**Listed records**.

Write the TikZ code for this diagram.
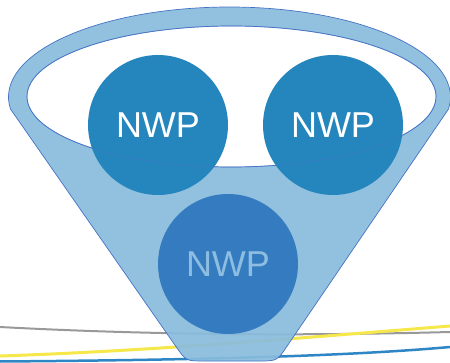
\documentclass[tikz,border=0pt]{standalone}
\usepackage{fontspec}
\setmainfont{Liberation Sans}
\usepackage{tikz}
\usetikzlibrary{calc}
\definecolor{funnelfill}{HTML}{89BCDD}
\definecolor{funneledge}{HTML}{4472C4}
\definecolor{nwptop}{HTML}{2586BE}
\definecolor{nwpbot}{HTML}{347BBF}
\definecolor{nwpfaint}{HTML}{8DBDE0}
\definecolor{lineblue}{HTML}{2E86C4}
\definecolor{lineyellow}{HTML}{F6E84A}
\tikzstyle{nwp} = [circle, minimum size=140pt, inner sep=0pt, text centered, font=\fontsize{36}{40}\selectfont]
\tikzstyle{nwpupper} = [nwp, fill=nwptop, text=white]
\tikzstyle{nwplower} = [nwp, fill=nwpbot, text=nwpfaint]
\tikzstyle{rim} = [draw=funneledge, line width=0.7pt]

\begin{document}
\begin{tikzpicture}[x=1pt,y=1pt]
            \useasboundingbox (0,0) rectangle (450,362);
            % lines behind the funnel
            \draw [gray!80,line width=2pt] (0,35) .. controls (150,27) and (300,26) .. (450,30);
            \draw [lineyellow,line width=3pt] (0,6) .. controls (150,11) and (300,24) .. (450,36);
            \draw [lineblue,line width=2.5pt] (0,0.5) .. controls (200,2) and (350,6) .. (450,15);
            % funnel
            \coordinate (rimcenter) at (229.5,265);
            \coordinate (rimleft) at ($(rimcenter)+(187.7:221 and 90)$);
            \draw [rim,fill=funnelfill,fill opacity=0.92]
                (rimleft) arc[start angle=187.7,end angle=-7.7,x radius=221,y radius=90]
                -- (287.1,15.9) .. controls (277,1) .. (259,1) -- (204,1)
                .. controls (186,1) .. (175.7,15.8) -- cycle;
            \draw [rim,fill=white] (231.5,265.5) ellipse [x radius=204.5,y radius=70.5];
            \node (nwpbottom) [nwplower] at (228,98) {NWP};
            \node (nwpleft) [nwpupper] at (158,237) {NWP};
            \node (nwpright) [nwpupper] at (333,237) {NWP};
            \draw [rim,draw opacity=0.6] (231.5,265.5) ellipse [x radius=204.5,y radius=70.5];
        \end{tikzpicture}
\end{document}
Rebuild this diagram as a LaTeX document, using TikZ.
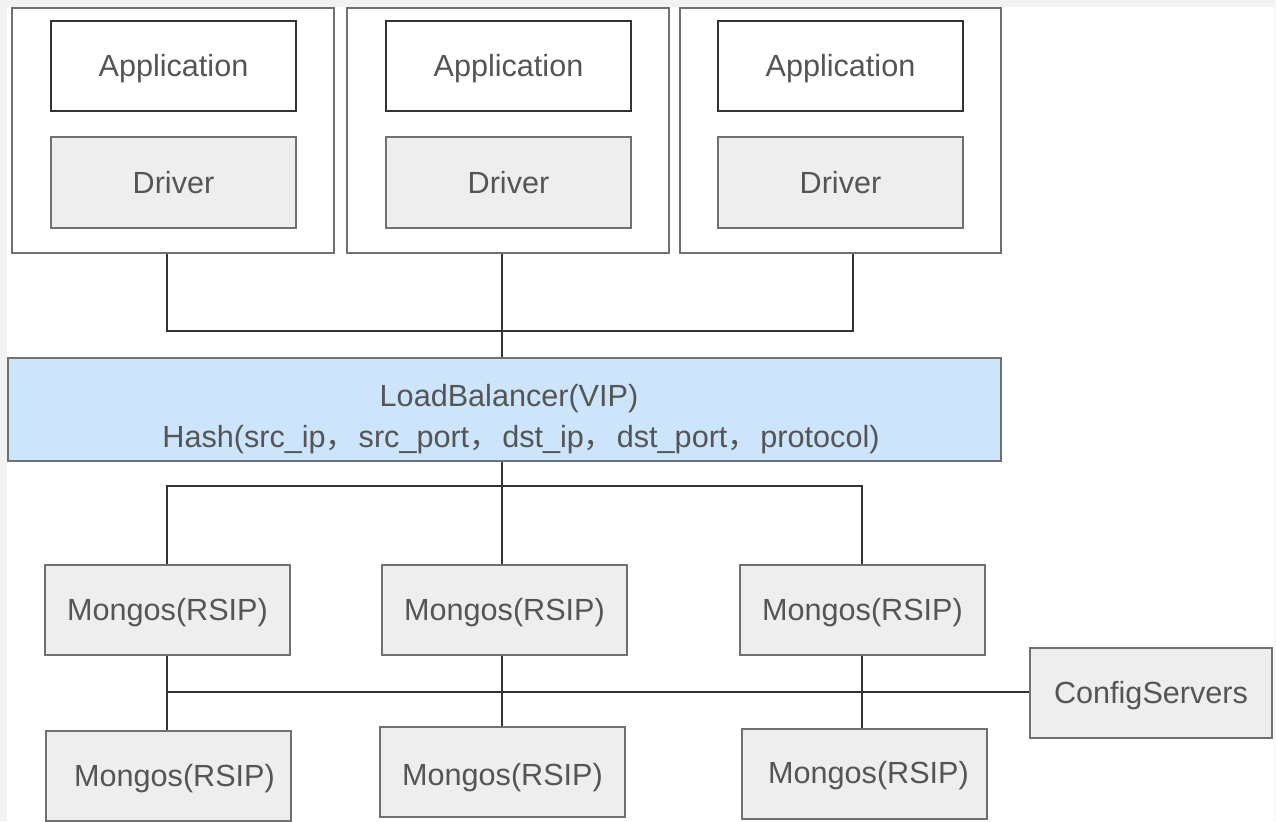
\documentclass[tikz,border=0pt]{standalone}
\usepackage{fontspec}
\setmainfont{Liberation Sans}
\newfontfamily\cjkf{Noto Sans CJK SC}
\newcommand{\fwc}{{\cjkf ，}\hspace{1.2pt}}
\definecolor{txt}{HTML}{555555}
\definecolor{bord}{HTML}{707070}
\definecolor{drvfill}{HTML}{EEEEEE}
\definecolor{lbfill}{HTML}{CCE5FB}
\definecolor{wire}{HTML}{333333}
\begin{document}
\begin{tikzpicture}[x=0.5pt,y=-0.5pt,
  every node/.style={font=\fontsize{15.3}{18.5}\selectfont, text=txt},
  onel/.style={text height=13.8pt, text depth=3.2pt},
  outerbox/.style={draw=bord, line width=0.7pt, fill=white, minimum width=161pt, minimum height=122.5pt, inner sep=0pt},
  appbox/.style={onel, draw=black!80, line width=0.7pt, fill=white, minimum width=122.5pt, minimum height=45pt, inner sep=0pt},
  grbox/.style={onel, draw=bord, line width=0.7pt, fill=drvfill, minimum width=122.5pt, minimum height=45pt, inner sep=0pt},
  lbbox/.style={draw=bord, line width=0.7pt, fill=lbfill, minimum width=496.5pt, minimum height=51.5pt, inner sep=0pt},
  lbtext/.style={onel, inner sep=0pt},
  wireline/.style={draw=wire, line width=0.7pt}]
\useasboundingbox (0,0) rectangle (1276,821);
\fill[white] (0,0) rectangle (1276,821);
\fill[black!5] (0,0) rectangle (1276,7);
\fill[black!5] (0,0) rectangle (7,821);
\fill[black!3] (1274,0) rectangle (1276,821);
% client groups
\node[outerbox] (o1) at (173,130.5) {};
\node[outerbox] (o2) at (508,130.5) {};
\node[outerbox, minimum width=160.5pt] (o3) at (840.5,130.5) {};
\node[appbox] (a1) at (173.5,66) {Application};
\node[appbox] (a2) at (508.5,66) {Application};
\node[appbox] (a3) at (840.5,66) {Application};
\node[grbox, minimum height=45.5pt] (d1) at (173.5,182.5) {Driver};
\node[grbox, minimum height=45.5pt] (d2) at (508.5,182.5) {Driver};
\node[grbox, minimum height=45.5pt] (d3) at (840.5,182.5) {Driver};
% load balancer
\node[lbbox] (lb) at (504.5,409.5) {};
\node[lbtext] (lbt1) at (509,396) {LoadBalancer(VIP)};
\node[lbtext] (lbt2) at (521,437) {Hash(src\_ip\fwc src\_port\fwc dst\_ip\fwc dst\_port\fwc protocol)};
% mongos
\node[grbox] (m1) at (167.5,610) {Mongos(RSIP)};
\node[grbox] (m2) at (504.5,610) {Mongos(RSIP)};
\node[grbox] (m3) at (862.5,610) {Mongos(RSIP)};
\node[grbox] (m4) at (168.5,776) {\hspace{6pt}Mongos(RSIP)};
\node[grbox] (m5) at (502.5,772) {\raisebox{-1.5pt}{Mongos(RSIP)}};
\node[grbox] (m6) at (864.5,774) {\hspace{4pt}\raisebox{0.8pt}{Mongos(RSIP)}};
\node[grbox, minimum width=121pt] (cs) at (1151,693) {ConfigServers};
% top connectors
\coordinate (j1) at (167,331);
\coordinate (j2) at (502,331);
\coordinate (j3) at (853,331);
\draw[wireline] (j1 |- o1.south) -- (j1) -- (j3) -- (j3 |- o3.south);
\draw[wireline] (j2 |- o2.south) -- (j2 |- lb.north);
% LB to mongos
\coordinate (k1) at (167,486);
\coordinate (k2) at (502,486);
\coordinate (k3) at (862,486);
\draw[wireline] (k2 |- lb.south) -- (k2 |- m2.north);
\draw[wireline] (k1 |- m1.north) -- (k1) -- (k3) -- (k3 |- m3.north);
% bus
\coordinate (b1) at (167,692);
\coordinate (b2) at (502,692);
\coordinate (b3) at (862,692);
\draw[wireline] (b1) -- (b1 -| cs.west);
\draw[wireline] (b1 |- m1.south) -- (b1 |- m4.north);
\draw[wireline] (b2 |- m2.south) -- (b2 |- m5.north);
\draw[wireline] (b3 |- m3.south) -- (b3 |- m6.north);
\end{tikzpicture}
\end{document}
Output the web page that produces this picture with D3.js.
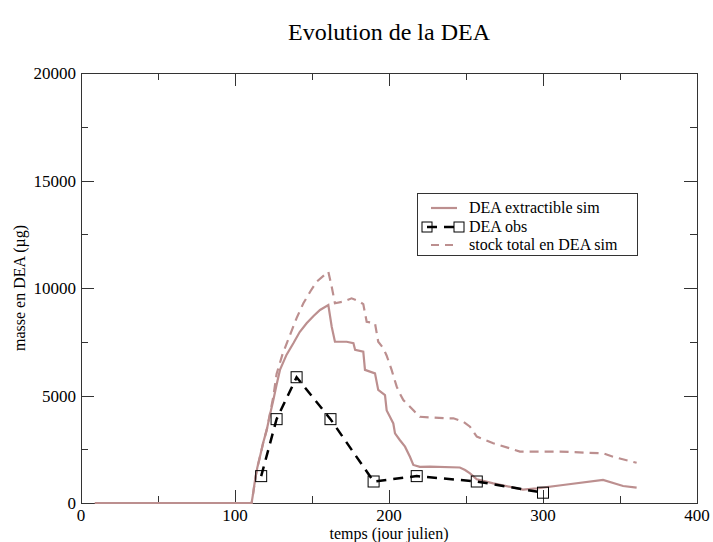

**Exercise description**. Go through the listing above and write it all out exactly, leaving out any picture.

**Exercise solution**.
Write the TikZ code for this diagram.
\documentclass[tikz,border=0pt]{standalone}
\usepackage{fontspec}
\setmainfont{Liberation Sans}
\usepackage{tikz}
\usetikzlibrary{calc}
\definecolor{funnelfill}{HTML}{89BCDD}
\definecolor{funneledge}{HTML}{4472C4}
\definecolor{nwptop}{HTML}{2586BE}
\definecolor{nwpbot}{HTML}{347BBF}
\definecolor{nwpfaint}{HTML}{8DBDE0}
\definecolor{lineblue}{HTML}{2E86C4}
\definecolor{lineyellow}{HTML}{F6E84A}
\tikzstyle{nwp} = [circle, minimum size=140pt, inner sep=0pt, text centered, font=\fontsize{36}{40}\selectfont]
\tikzstyle{nwpupper} = [nwp, fill=nwptop, text=white]
\tikzstyle{nwplower} = [nwp, fill=nwpbot, text=nwpfaint]
\tikzstyle{rim} = [draw=funneledge, line width=0.7pt]

\begin{document}
\begin{tikzpicture}[x=1pt,y=1pt]
            \useasboundingbox (0,0) rectangle (450,362);
            % lines behind the funnel
            \draw [gray!80,line width=2pt] (0,35) .. controls (150,27) and (300,26) .. (450,30);
            \draw [lineyellow,line width=3pt] (0,6) .. controls (150,11) and (300,24) .. (450,36);
            \draw [lineblue,line width=2.5pt] (0,0.5) .. controls (200,2) and (350,6) .. (450,15);
            % funnel
            \coordinate (rimcenter) at (229.5,265);
            \coordinate (rimleft) at ($(rimcenter)+(187.7:221 and 90)$);
            \draw [rim,fill=funnelfill,fill opacity=0.92]
                (rimleft) arc[start angle=187.7,end angle=-7.7,x radius=221,y radius=90]
                -- (287.1,15.9) .. controls (277,1) .. (259,1) -- (204,1)
                .. controls (186,1) .. (175.7,15.8) -- cycle;
            \draw [rim,fill=white] (231.5,265.5) ellipse [x radius=204.5,y radius=70.5];
            \node (nwpbottom) [nwplower] at (228,98) {NWP};
            \node (nwpleft) [nwpupper] at (158,237) {NWP};
            \node (nwpright) [nwpupper] at (333,237) {NWP};
            \draw [rim,draw opacity=0.6] (231.5,265.5) ellipse [x radius=204.5,y radius=70.5];
        \end{tikzpicture}
\end{document}
Rebuild this diagram as a LaTeX document, using TikZ.
\documentclass[tikz,border=0pt]{standalone}
\usepackage{fontspec}
\setmainfont{Liberation Sans}
\newfontfamily\cjkf{Noto Sans CJK SC}
\newcommand{\fwc}{{\cjkf ，}\hspace{1.2pt}}
\definecolor{txt}{HTML}{555555}
\definecolor{bord}{HTML}{707070}
\definecolor{drvfill}{HTML}{EEEEEE}
\definecolor{lbfill}{HTML}{CCE5FB}
\definecolor{wire}{HTML}{333333}
\begin{document}
\begin{tikzpicture}[x=0.5pt,y=-0.5pt,
  every node/.style={font=\fontsize{15.3}{18.5}\selectfont, text=txt},
  onel/.style={text height=13.8pt, text depth=3.2pt},
  outerbox/.style={draw=bord, line width=0.7pt, fill=white, minimum width=161pt, minimum height=122.5pt, inner sep=0pt},
  appbox/.style={onel, draw=black!80, line width=0.7pt, fill=white, minimum width=122.5pt, minimum height=45pt, inner sep=0pt},
  grbox/.style={onel, draw=bord, line width=0.7pt, fill=drvfill, minimum width=122.5pt, minimum height=45pt, inner sep=0pt},
  lbbox/.style={draw=bord, line width=0.7pt, fill=lbfill, minimum width=496.5pt, minimum height=51.5pt, inner sep=0pt},
  lbtext/.style={onel, inner sep=0pt},
  wireline/.style={draw=wire, line width=0.7pt}]
\useasboundingbox (0,0) rectangle (1276,821);
\fill[white] (0,0) rectangle (1276,821);
\fill[black!5] (0,0) rectangle (1276,7);
\fill[black!5] (0,0) rectangle (7,821);
\fill[black!3] (1274,0) rectangle (1276,821);
% client groups
\node[outerbox] (o1) at (173,130.5) {};
\node[outerbox] (o2) at (508,130.5) {};
\node[outerbox, minimum width=160.5pt] (o3) at (840.5,130.5) {};
\node[appbox] (a1) at (173.5,66) {Application};
\node[appbox] (a2) at (508.5,66) {Application};
\node[appbox] (a3) at (840.5,66) {Application};
\node[grbox, minimum height=45.5pt] (d1) at (173.5,182.5) {Driver};
\node[grbox, minimum height=45.5pt] (d2) at (508.5,182.5) {Driver};
\node[grbox, minimum height=45.5pt] (d3) at (840.5,182.5) {Driver};
% load balancer
\node[lbbox] (lb) at (504.5,409.5) {};
\node[lbtext] (lbt1) at (509,396) {LoadBalancer(VIP)};
\node[lbtext] (lbt2) at (521,437) {Hash(src\_ip\fwc src\_port\fwc dst\_ip\fwc dst\_port\fwc protocol)};
% mongos
\node[grbox] (m1) at (167.5,610) {Mongos(RSIP)};
\node[grbox] (m2) at (504.5,610) {Mongos(RSIP)};
\node[grbox] (m3) at (862.5,610) {Mongos(RSIP)};
\node[grbox] (m4) at (168.5,776) {\hspace{6pt}Mongos(RSIP)};
\node[grbox] (m5) at (502.5,772) {\raisebox{-1.5pt}{Mongos(RSIP)}};
\node[grbox] (m6) at (864.5,774) {\hspace{4pt}\raisebox{0.8pt}{Mongos(RSIP)}};
\node[grbox, minimum width=121pt] (cs) at (1151,693) {ConfigServers};
% top connectors
\coordinate (j1) at (167,331);
\coordinate (j2) at (502,331);
\coordinate (j3) at (853,331);
\draw[wireline] (j1 |- o1.south) -- (j1) -- (j3) -- (j3 |- o3.south);
\draw[wireline] (j2 |- o2.south) -- (j2 |- lb.north);
% LB to mongos
\coordinate (k1) at (167,486);
\coordinate (k2) at (502,486);
\coordinate (k3) at (862,486);
\draw[wireline] (k2 |- lb.south) -- (k2 |- m2.north);
\draw[wireline] (k1 |- m1.north) -- (k1) -- (k3) -- (k3 |- m3.north);
% bus
\coordinate (b1) at (167,692);
\coordinate (b2) at (502,692);
\coordinate (b3) at (862,692);
\draw[wireline] (b1) -- (b1 -| cs.west);
\draw[wireline] (b1 |- m1.south) -- (b1 |- m4.north);
\draw[wireline] (b2 |- m2.south) -- (b2 |- m5.north);
\draw[wireline] (b3 |- m3.south) -- (b3 |- m6.north);
\end{tikzpicture}
\end{document}
Output the web page that produces this picture with D3.js.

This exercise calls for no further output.